Você não é ninguém se sua vida não é um verbete da Wikipedia.
A frase não passava de um gracejo dito durante o jantar por um dos convidados, sujeito metido a esperto e moderno. Daquelas pessoas que fazem declarações iconoclastas, provocadoras ou cínicas para parecerem inteligentes. Se ela voltasse a se sentar à mesma mesa que ele em outra ocasião, descobriria que sempre repetia a gracinha. Pois não é que ela levou a sério a bobagem? “Não sou um verbete da Wikipedia e provavelmente nunca serei” – lamentou-se. O namorado nem entendeu do que ela estava falando.
Claro que qualquer um pode escrever sobre si mesmo na Wikipedia, o que não tem graça. A personagem desta crônica acreditava que os verbetes sobre os famosos de nossos dias aparecem na Wikipedia misteriosamente, provavelmente redigidos por um fã. Ignorava ela o trabalho dos assessores de imprensa.

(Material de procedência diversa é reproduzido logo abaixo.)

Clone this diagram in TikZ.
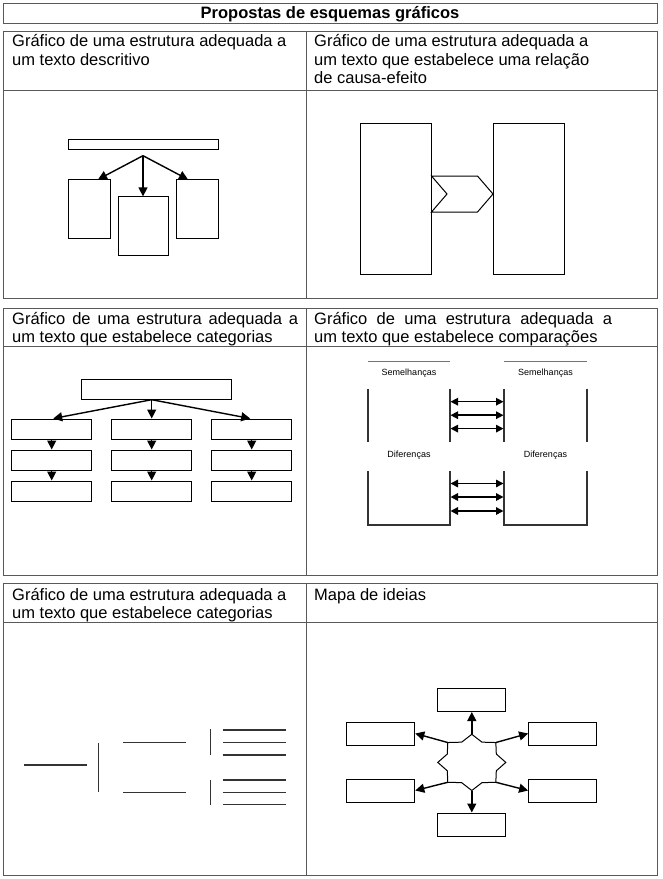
\documentclass[tikz,border=0pt]{standalone}
\usepackage{fontspec}
\setmainfont{Liberation Sans}
\usepackage{tikz}
\usetikzlibrary{arrows.meta, positioning, calc}
\tikzset{%
	tabline/.style={draw=black!65, line width=1pt},
	blk/.style={draw, rectangle, line width=1pt, inner sep=0mm},
	cat/.style={blk, minimum width=80, minimum height=20},
	idea/.style={blk, minimum width=68, minimum height=23},
	gline/.style={draw=black!80, line width=1.3pt},
	sel/.style={-{Triangle[length=9pt,width=9pt]}, line width=1.4pt},
	dbl/.style={{Triangle[length=7.5pt,width=7.5pt]}-{Triangle[length=7.5pt,width=7.5pt]}, line width=1.5pt},
	hdr/.style={anchor=base west, inner sep=0mm, align=left, font=\fontsize{16.5}{18.4}\selectfont},
	lbl/.style={inner sep=0mm, font=\fontsize{9}{10}\selectfont}
}
\begin{document}
\begin{tikzpicture}[x=1pt, y=-1pt]
	\useasboundingbox (0,0) rectangle (663,879);
	\draw[tabline] (3,3) rectangle (657,23);
	\draw[tabline] (3,31) rectangle (657,298) (3,90) -- (657,90) (306,31) -- (306,298);
	\draw[tabline] (3,308) rectangle (657,575) (3,346) -- (657,346) (306,308) -- (306,575);
	\draw[tabline] (3,583) rectangle (657,875) (3,622) -- (657,622) (306,583) -- (306,875);

	\node[hdr, anchor=base, font=\bfseries\fontsize{16.5}{18}\selectfont] (title) at (330,18.7) {Propostas de esquemas gráficos};
	\node[hdr] (h1a) at (12,65.1) {Gráfico de uma estrutura adequada a\\um texto descritivo};
	\node[hdr] (h1b) at (314,83.5) {Gráfico de uma estrutura adequada a\\um texto que estabelece uma relação\\de causa-efeito};
	\node[hdr] (h2a) at (12,342.5) {\makebox[286pt][s]{Gráfico de uma estrutura adequada a}\\um texto que estabelece categorias};
	\node[hdr] (h2b) at (314,342.5) {\makebox[298pt][s]{Gráfico de uma estrutura adequada a}\\um texto que estabelece comparações};
	\node[hdr] (h3a) at (12,618.4) {Gráfico de uma estrutura adequada a\\um texto que estabelece categorias};
	\node[hdr] (h3b) at (314,600) {Mapa de ideias};

	\node[blk, minimum width=150, minimum height=10] (bar) at (143,144) {};
	\node[blk, minimum width=42, minimum height=58.7] (lbox) at (89,209.3) {};
	\node[blk, minimum width=50, minimum height=58.3] (mbox) at (143,226) {};
	\node[blk, minimum width=42, minimum height=58.7] (rbox) at (197,209.3) {};
	\coordinate (fork) at (143,155.7);
	\draw[sel] (fork) -- ([xshift=9pt]lbox.north);
	\draw[sel] (fork) -- (mbox.north);
	\draw[sel] (fork) -- ([xshift=-9pt]rbox.north);

	\node[blk, minimum width=71, minimum height=151] (cause) at (395.5,198.5) {};
	\node[blk, minimum width=71, minimum height=151] (effect) at (529,198.5) {};
	\draw[blk] (cause.east |- 0,176) -- (477.5,176) -- (effect.west |- 0,194) -- (477.5,212)
		-- (cause.east |- 0,212) -- (447,194) -- cycle;

	\node[blk, minimum width=150, minimum height=20] (top) at (156.5,389.2) {};
	\foreach \c/\x in {l/51.7, m/151.7, r/251.7} {
		\node[cat] (\c1) at (\x,429) {};
		\node[cat, below=10pt of \c1] (\c2) {};
		\node[cat, below=10pt of \c2] (\c3) {};
		\draw[sel] (\c1) -- (\c2);
		\draw[sel] (\c2) -- (\c3);
	}
	\coordinate (split) at (top.south -| m1.north);
	\draw[sel] (split) -- ([xshift=1.5pt]l1.north);
	\draw[sel] (split) -- (m1.north);
	\draw[sel] (split) -- ([xshift=-1.5pt]r1.north);

	\node[lbl] (semA) at (409,373) {Semelhanças};
	\node[lbl] (semB) at (545.5,373) {Semelhanças};
	\node[lbl] (difA) at (409,455) {Diferenças};
	\node[lbl] (difB) at (545.5,455) {Diferenças};
	\draw[gline, draw=black!55, line width=0.8pt] (368,361) -- (450,361) (504,361) -- (587,361);
	\draw[gline] (368,388.5) -- (368,442) (450,388.5) -- (450,442) (504,388.5) -- (504,442) (587,388.5) -- (587,442);
	\draw[gline] (368,471) -- (368,525) -- (450,525) -- (450,471) (504,471) -- (504,525) -- (587,525) -- (587,471);
	\foreach \y [count=\i] in {401.7,415.2,428.6,483.5,497,511} {
		\coordinate (cl\i) at (450.5,\y);
		\coordinate (cr\i) at (503.5,\y);
		\draw[dbl] (cl\i) -- (cr\i);
	}

	\draw[gline] (24,765) -- (86.7,765);
	\draw[gline] (98.7,742.7) -- (98.7,792.3);
	\foreach \y in {742.7,792.3} \draw[gline] (123.3,\y) -- (186,\y);
	\draw[gline] (210.7,729.3) -- (210.7,755.3) (210.7,780) -- (210.7,805);
	\foreach \y in {730,742.7,755,780,792.3,804.3} \draw[gline] (222.7,\y) -- (285.7,\y);

	\coordinate (hub) at (471.8,762.4);
	\foreach \i in {0,...,7} {
		\coordinate (sp\i) at ($(hub)+({34*cos(45*\i)},{-28.1*sin(45*\i)})$);
		\coordinate (si\i) at ($(hub)+({0.78*34*cos(45*\i+22.5)},{-0.78*28.1*sin(45*\i+22.5)})$);
	}
	\draw[blk] (sp0) -- (si0) -- (sp1) -- (si1) -- (sp2) -- (si2) -- (sp3) -- (si3) -- (sp4)
		-- (si4) -- (sp5) -- (si5) -- (sp6) -- (si6) -- (sp7) -- (si7) -- cycle;
	\node[idea] (itop) at (471.8,700) {};
	\node[idea] (ibot) at (471.8,824.5) {};
	\node[idea] (ilu) at (380.8,733.5) {};
	\node[idea] (ill) at (380.8,790.5) {};
	\node[idea] (iru) at (562.6,733.5) {};
	\node[idea] (irl) at (562.6,790.5) {};
	\draw[sel] (sp2) -- (itop.south);
	\draw[sel] (sp6) -- (ibot.north);
	\draw[sel] (sp3) -- (ilu.east);
	\draw[sel] (sp5) -- (ill.east);
	\draw[sel] (sp1) -- (iru.west);
	\draw[sel] (sp7) -- (irl.west);
\end{tikzpicture}
\end{document}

Ela não tinha fãs nem assessor de imprensa. Fez um teste ao chegar em casa: queria ver quais amigos já estavam lá, na enciclopédia do mundo digital. Encontrou apenas um, palestrante mais ou menos conhecido. Poucas linhas, mal redigidas. Foi um alívio.

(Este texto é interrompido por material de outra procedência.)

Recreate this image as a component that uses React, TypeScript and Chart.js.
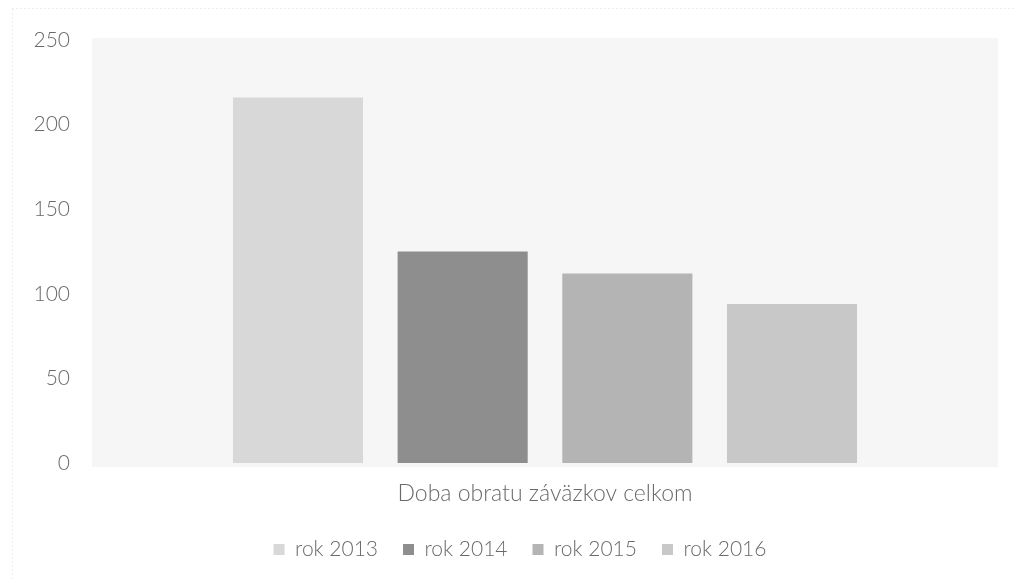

Segundo Antonio Callado, as enciclopédias podem ser informativas ou persuasivas
Na geração dos pais dela, ninguém colocava como meta na vida ser um verbete da Enciclopédia Britânica ou da Barsa. Mas agora é diferente. “Você não é ninguém se...”. A declaração pomposa ouvida durante o jantar ressoava em sua cabeça.

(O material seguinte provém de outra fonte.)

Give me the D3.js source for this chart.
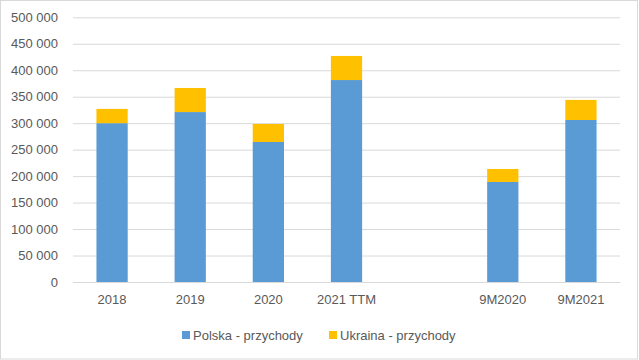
<!DOCTYPE html>
<html><head><meta charset="utf-8">
<script src="https://cdn.jsdelivr.net/npm/d3@7"></script>
<style>
html,body{margin:0;padding:0;background:#fff;}
svg{display:block;font-family:"Liberation Sans",Arial,sans-serif;}
</style></head>
<body>
<svg id="chart" width="639" height="360"></svg>
<script>
const categories = ["2018", "2019", "2020", "2021 TTM", "", "9M2020", "9M2021"];
const polska = [300000, 321000, 264500, 381500, null, 189000, 306000];
const ukraina = [27000, 45500, 34000, 45500, null, 24500, 38000];
const yTicks = [0, 50000, 100000, 150000, 200000, 250000, 300000, 350000, 400000, 450000, 500000];
const seriesNames = ["Polska - przychody", "Ukraina - przychody"];
const colors = ["#5B9BD5", "#FFC000"];

const svg = d3.select("#chart");
const W = 639, H = 360;
const m = {left: 73, right: 19, top: 17.3, bottom: 78};

svg.append("rect").attr("x", 0.5).attr("y", 0.5).attr("width", W - 2).attr("height", H - 1.5)
  .attr("fill", "#fff").attr("stroke", "#D9D9D9");

const x = d3.scaleBand().domain(categories.map((c, i) => i)).range([m.left, W - m.right]).paddingInner(0.6).paddingOuter(0.3);
const y = d3.scaleLinear().domain([0, 500000]).range([H - m.bottom, m.top]);

const fmt = v => d3.format(",")(v).replace(/,/g, " ");

const gy = svg.append("g").attr("transform", `translate(${m.left},0)`)
  .call(d3.axisLeft(y).tickValues(yTicks).tickSize(-(W - m.right - m.left)).tickPadding(15).tickFormat(fmt));
gy.select(".domain").remove();
gy.selectAll(".tick line").attr("stroke", "#D9D9D9");
gy.selectAll(".tick text").attr("fill", "#595959").style("font-size", "13px");

const data = categories.map((c, i) => ({i, p: polska[i], u: ukraina[i]})).filter(d => d.p != null);
const stack = d3.stack().keys(["p", "u"])(data);

svg.append("g").selectAll("g").data(stack).join("g").attr("fill", (d, k) => colors[k])
  .selectAll("rect").data(d => d).join("rect")
  .attr("x", d => x(d.data.i)).attr("width", x.bandwidth())
  .attr("y", d => y(d[1])).attr("height", d => y(d[0]) - y(d[1]));

const gx = svg.append("g").attr("transform", `translate(0,${y(0)})`)
  .call(d3.axisBottom(x).tickSize(0).tickPadding(13).tickFormat(i => categories[i]));
gx.select(".domain").attr("stroke", "#D9D9D9");
gx.selectAll(".tick text").attr("fill", "#595959").style("font-size", "13px");

const legend = svg.append("g").attr("transform", "translate(182,331)");
const lx = [0, 147];
seriesNames.forEach((n, k) => {
  const g = legend.append("g").attr("transform", `translate(${lx[k]},0)`);
  g.append("rect").attr("width", 8).attr("height", 8).attr("fill", colors[k]);
  g.append("text").attr("x", 11).attr("y", 4).attr("dy", "0.35em").attr("fill", "#595959")
    .style("font-size", "13px").text(n);
});
</script>
</body></html>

Ansiosa por ser alguém, a moçoila sentou-se em frente ao computador. Era chegada a hora de se transformar em verbete. A Wikipedia mesmo ensina como fazer. O escopo dos assuntos tratados é definido como tudo que “contém elementos de enciclopédias generalistas, de enciclopédias especializadas e de almanaques”. Isso inclui biografias e é aí que ela entrava. Registrou lá a vida escolar um tanto tumultuada que incluía três cursos universitários não concluídos, a pouca experiência profissional. Afinal, tão jovem... Viagens? Namoros? É uma enciclopédia, não o Facebook. Empacou. Não tinha mais o que dizer. Para piorar, notou o alerta: as informações devem ter sido “alvo de cobertura significativa por fontes confiáveis previamente publicadas”. Na Wikipedia nada se cria, tudo se copia de outras fontes. Mas ela tem uma página no Facebook, um canal no YouTube que anda meio abandonado, e já foi blogueira! Também muita foto dela rodando a internet. Com isso conseguiu incluir várias referências.
Pronto! Já era um verbete da Wikipedia, já era alguém no mundo digital. É a magia das referências cruzadas: você publica algo aqui e depois cita acolá e assim uma verdade vai se construindo. Quanto ao quesito “fontes confiáveis”, quem melhor que ela para falar de si mesma?
Segundo Antonio Callado, que foi o redator-chefe da Barsa, as enciclopédias podem ser informativas ou persuasivas. O verbete da moça era informativo, mas não muito persuasivo.
Assim construiu-se um verbete enciclopédico, que talvez não dure muito, já que a Wikipedia elimina aqueles que, como ela, carecem de notoriedade. Será um golpe duro para seu ego, mas quem sabe até o momento da dolorosa eliminação ela já terá descoberto algo mais com que se distrair.